* [SOURCE DATA]:
--- --- ---
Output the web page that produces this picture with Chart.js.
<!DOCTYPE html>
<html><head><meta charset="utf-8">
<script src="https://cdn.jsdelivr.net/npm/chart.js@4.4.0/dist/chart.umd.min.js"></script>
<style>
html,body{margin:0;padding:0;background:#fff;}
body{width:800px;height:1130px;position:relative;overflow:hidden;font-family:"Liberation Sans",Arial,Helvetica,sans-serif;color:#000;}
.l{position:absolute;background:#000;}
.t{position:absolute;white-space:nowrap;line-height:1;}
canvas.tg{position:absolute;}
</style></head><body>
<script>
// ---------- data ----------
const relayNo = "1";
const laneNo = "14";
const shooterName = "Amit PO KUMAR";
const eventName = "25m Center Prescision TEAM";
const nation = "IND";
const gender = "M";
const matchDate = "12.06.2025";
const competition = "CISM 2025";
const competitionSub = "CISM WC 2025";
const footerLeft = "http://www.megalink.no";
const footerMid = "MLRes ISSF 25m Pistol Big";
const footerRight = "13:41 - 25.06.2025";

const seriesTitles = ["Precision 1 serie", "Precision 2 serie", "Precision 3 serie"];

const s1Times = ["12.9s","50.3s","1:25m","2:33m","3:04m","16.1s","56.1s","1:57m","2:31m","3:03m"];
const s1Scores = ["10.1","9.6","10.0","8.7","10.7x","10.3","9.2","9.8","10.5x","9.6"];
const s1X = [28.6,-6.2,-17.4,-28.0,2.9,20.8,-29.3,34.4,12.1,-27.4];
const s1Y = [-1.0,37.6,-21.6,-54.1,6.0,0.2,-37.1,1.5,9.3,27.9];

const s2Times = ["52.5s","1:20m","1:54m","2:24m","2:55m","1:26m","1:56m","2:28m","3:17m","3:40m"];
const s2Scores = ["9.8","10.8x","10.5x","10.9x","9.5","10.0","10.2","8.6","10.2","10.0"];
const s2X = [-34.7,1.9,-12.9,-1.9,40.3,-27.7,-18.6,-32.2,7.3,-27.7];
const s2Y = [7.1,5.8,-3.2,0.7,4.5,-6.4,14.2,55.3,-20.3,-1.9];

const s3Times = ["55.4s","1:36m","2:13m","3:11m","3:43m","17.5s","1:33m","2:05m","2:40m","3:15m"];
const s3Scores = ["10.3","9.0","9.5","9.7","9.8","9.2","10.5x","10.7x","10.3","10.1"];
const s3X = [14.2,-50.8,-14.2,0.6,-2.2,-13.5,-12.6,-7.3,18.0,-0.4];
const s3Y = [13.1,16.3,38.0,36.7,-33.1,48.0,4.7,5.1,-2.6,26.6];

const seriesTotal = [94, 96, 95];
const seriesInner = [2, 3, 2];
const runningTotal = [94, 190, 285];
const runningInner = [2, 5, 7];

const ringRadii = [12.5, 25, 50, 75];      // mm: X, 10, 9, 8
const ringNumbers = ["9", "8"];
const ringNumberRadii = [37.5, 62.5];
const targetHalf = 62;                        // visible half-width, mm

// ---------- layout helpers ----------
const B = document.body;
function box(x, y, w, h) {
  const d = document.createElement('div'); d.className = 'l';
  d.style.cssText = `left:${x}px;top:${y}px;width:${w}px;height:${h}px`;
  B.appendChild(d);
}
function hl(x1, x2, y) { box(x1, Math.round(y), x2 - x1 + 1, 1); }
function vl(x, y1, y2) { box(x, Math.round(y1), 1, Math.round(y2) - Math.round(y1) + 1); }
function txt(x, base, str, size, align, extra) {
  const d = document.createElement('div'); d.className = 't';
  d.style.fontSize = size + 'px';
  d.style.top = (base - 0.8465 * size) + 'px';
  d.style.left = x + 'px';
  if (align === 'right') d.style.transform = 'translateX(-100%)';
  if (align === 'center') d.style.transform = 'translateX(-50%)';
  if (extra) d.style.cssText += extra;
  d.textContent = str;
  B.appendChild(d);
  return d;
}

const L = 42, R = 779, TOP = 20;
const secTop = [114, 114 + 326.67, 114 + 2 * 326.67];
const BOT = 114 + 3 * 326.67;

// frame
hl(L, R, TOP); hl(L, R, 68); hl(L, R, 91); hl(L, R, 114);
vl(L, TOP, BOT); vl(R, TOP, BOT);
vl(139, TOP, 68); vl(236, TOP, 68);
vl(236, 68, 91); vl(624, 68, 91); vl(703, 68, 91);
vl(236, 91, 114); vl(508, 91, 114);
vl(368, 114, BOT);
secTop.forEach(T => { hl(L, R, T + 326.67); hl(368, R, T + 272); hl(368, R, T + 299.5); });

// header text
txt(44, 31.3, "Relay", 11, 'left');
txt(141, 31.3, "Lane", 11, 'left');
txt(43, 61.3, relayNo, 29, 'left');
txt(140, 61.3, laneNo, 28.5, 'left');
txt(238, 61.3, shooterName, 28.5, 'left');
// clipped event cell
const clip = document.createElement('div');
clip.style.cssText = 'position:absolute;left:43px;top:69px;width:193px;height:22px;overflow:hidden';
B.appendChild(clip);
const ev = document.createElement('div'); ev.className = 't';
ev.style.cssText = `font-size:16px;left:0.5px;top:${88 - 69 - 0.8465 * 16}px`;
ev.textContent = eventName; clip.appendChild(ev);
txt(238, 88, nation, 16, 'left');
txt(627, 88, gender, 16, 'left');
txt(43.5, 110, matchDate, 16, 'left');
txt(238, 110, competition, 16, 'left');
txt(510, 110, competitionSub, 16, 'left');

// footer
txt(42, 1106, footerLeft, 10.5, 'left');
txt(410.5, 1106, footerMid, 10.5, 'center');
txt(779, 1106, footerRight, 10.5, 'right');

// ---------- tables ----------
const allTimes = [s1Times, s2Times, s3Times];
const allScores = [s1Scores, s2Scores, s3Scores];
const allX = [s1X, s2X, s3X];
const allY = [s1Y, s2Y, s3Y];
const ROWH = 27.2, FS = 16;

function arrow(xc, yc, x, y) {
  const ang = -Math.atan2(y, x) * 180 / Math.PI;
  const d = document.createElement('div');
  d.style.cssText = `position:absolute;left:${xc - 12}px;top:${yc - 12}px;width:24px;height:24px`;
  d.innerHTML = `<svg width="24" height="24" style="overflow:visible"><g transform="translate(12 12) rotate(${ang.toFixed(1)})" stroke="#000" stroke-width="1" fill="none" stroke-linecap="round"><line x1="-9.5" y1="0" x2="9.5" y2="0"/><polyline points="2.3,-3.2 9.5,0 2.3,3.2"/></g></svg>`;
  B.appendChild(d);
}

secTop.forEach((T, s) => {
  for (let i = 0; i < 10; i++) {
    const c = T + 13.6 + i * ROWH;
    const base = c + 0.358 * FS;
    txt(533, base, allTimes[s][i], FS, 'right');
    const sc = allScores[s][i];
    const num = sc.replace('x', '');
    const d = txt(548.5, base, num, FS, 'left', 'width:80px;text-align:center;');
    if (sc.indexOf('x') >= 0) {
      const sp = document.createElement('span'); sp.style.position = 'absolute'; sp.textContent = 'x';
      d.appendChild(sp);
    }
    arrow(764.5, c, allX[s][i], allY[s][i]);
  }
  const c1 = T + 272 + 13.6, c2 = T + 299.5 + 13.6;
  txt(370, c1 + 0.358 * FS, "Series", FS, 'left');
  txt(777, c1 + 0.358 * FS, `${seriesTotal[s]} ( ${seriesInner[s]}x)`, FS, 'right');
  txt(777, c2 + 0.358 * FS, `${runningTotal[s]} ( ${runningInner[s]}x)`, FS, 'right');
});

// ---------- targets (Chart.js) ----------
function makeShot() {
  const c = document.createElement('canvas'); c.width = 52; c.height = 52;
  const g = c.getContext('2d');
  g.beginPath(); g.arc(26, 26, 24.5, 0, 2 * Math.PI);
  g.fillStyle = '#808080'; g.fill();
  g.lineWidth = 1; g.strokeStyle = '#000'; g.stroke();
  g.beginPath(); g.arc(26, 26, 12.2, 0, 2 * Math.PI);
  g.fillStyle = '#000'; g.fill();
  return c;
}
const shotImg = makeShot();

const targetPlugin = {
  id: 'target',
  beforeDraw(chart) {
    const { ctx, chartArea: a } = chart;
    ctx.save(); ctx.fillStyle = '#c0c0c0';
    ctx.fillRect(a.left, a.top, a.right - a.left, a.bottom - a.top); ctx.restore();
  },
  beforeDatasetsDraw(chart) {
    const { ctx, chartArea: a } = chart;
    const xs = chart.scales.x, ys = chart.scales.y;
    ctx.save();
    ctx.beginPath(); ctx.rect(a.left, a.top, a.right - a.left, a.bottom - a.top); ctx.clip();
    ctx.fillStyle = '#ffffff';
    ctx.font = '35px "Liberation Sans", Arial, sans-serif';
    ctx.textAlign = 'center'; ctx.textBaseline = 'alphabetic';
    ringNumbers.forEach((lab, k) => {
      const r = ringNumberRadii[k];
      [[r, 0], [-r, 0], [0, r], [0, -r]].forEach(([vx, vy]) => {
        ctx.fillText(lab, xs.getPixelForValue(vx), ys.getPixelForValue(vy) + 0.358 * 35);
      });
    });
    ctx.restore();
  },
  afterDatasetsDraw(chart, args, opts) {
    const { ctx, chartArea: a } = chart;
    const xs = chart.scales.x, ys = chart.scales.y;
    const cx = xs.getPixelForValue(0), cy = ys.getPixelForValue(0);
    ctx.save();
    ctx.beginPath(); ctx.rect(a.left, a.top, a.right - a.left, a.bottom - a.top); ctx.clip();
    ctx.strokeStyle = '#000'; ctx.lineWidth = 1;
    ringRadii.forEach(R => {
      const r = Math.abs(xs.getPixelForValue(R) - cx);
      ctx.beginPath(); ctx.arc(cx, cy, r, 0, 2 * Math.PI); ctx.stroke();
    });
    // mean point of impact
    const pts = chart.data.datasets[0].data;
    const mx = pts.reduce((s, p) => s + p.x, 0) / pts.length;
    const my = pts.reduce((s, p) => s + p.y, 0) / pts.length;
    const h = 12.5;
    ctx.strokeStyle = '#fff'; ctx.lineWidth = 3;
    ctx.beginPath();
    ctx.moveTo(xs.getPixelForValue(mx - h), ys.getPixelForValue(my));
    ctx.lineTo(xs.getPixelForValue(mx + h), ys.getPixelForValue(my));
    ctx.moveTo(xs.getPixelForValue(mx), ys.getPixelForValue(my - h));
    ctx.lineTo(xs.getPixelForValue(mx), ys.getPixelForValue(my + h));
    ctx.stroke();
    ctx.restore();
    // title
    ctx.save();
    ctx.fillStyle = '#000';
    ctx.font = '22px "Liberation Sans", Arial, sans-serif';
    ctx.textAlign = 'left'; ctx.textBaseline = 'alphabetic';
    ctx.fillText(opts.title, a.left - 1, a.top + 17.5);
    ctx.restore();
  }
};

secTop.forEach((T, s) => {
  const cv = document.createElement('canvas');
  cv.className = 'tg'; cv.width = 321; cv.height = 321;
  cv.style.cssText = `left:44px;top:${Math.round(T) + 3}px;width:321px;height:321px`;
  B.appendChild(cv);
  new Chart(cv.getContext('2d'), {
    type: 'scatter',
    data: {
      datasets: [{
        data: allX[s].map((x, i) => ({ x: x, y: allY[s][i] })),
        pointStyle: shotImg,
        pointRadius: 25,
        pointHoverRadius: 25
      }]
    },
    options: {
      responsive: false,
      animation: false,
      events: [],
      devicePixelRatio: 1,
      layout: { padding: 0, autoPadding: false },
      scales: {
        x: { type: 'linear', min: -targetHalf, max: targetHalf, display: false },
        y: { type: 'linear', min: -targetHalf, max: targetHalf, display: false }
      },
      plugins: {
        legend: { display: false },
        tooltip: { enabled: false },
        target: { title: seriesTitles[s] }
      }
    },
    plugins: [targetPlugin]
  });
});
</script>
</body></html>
--- --- ---
* [AIM]:
Quote exactly the opening line of the material above and every line after it, up to and including the line that contains "const s1Y = [-1.0,37.6,-21.6,-54.1,6.0,0.2,-37.1,1.5,9.3,27.9];".

* [RESPONSE TO THE EXERCISE]:
Output the web page that produces this picture with Chart.js.
<!DOCTYPE html>
<html><head><meta charset="utf-8">
<script src="https://cdn.jsdelivr.net/npm/chart.js@4.4.0/dist/chart.umd.min.js"></script>
<style>
html,body{margin:0;padding:0;background:#fff;}
body{width:800px;height:1130px;position:relative;overflow:hidden;font-family:"Liberation Sans",Arial,Helvetica,sans-serif;color:#000;}
.l{position:absolute;background:#000;}
.t{position:absolute;white-space:nowrap;line-height:1;}
canvas.tg{position:absolute;}
</style></head><body>
<script>
// ---------- data ----------
const relayNo = "1";
const laneNo = "14";
const shooterName = "Amit PO KUMAR";
const eventName = "25m Center Prescision TEAM";
const nation = "IND";
const gender = "M";
const matchDate = "12.06.2025";
const competition = "CISM 2025";
const competitionSub = "CISM WC 2025";
const footerLeft = "http://www.megalink.no";
const footerMid = "MLRes ISSF 25m Pistol Big";
const footerRight = "13:41 - 25.06.2025";

const seriesTitles = ["Precision 1 serie", "Precision 2 serie", "Precision 3 serie"];

const s1Times = ["12.9s","50.3s","1:25m","2:33m","3:04m","16.1s","56.1s","1:57m","2:31m","3:03m"];
const s1Scores = ["10.1","9.6","10.0","8.7","10.7x","10.3","9.2","9.8","10.5x","9.6"];
const s1X = [28.6,-6.2,-17.4,-28.0,2.9,20.8,-29.3,34.4,12.1,-27.4];
const s1Y = [-1.0,37.6,-21.6,-54.1,6.0,0.2,-37.1,1.5,9.3,27.9];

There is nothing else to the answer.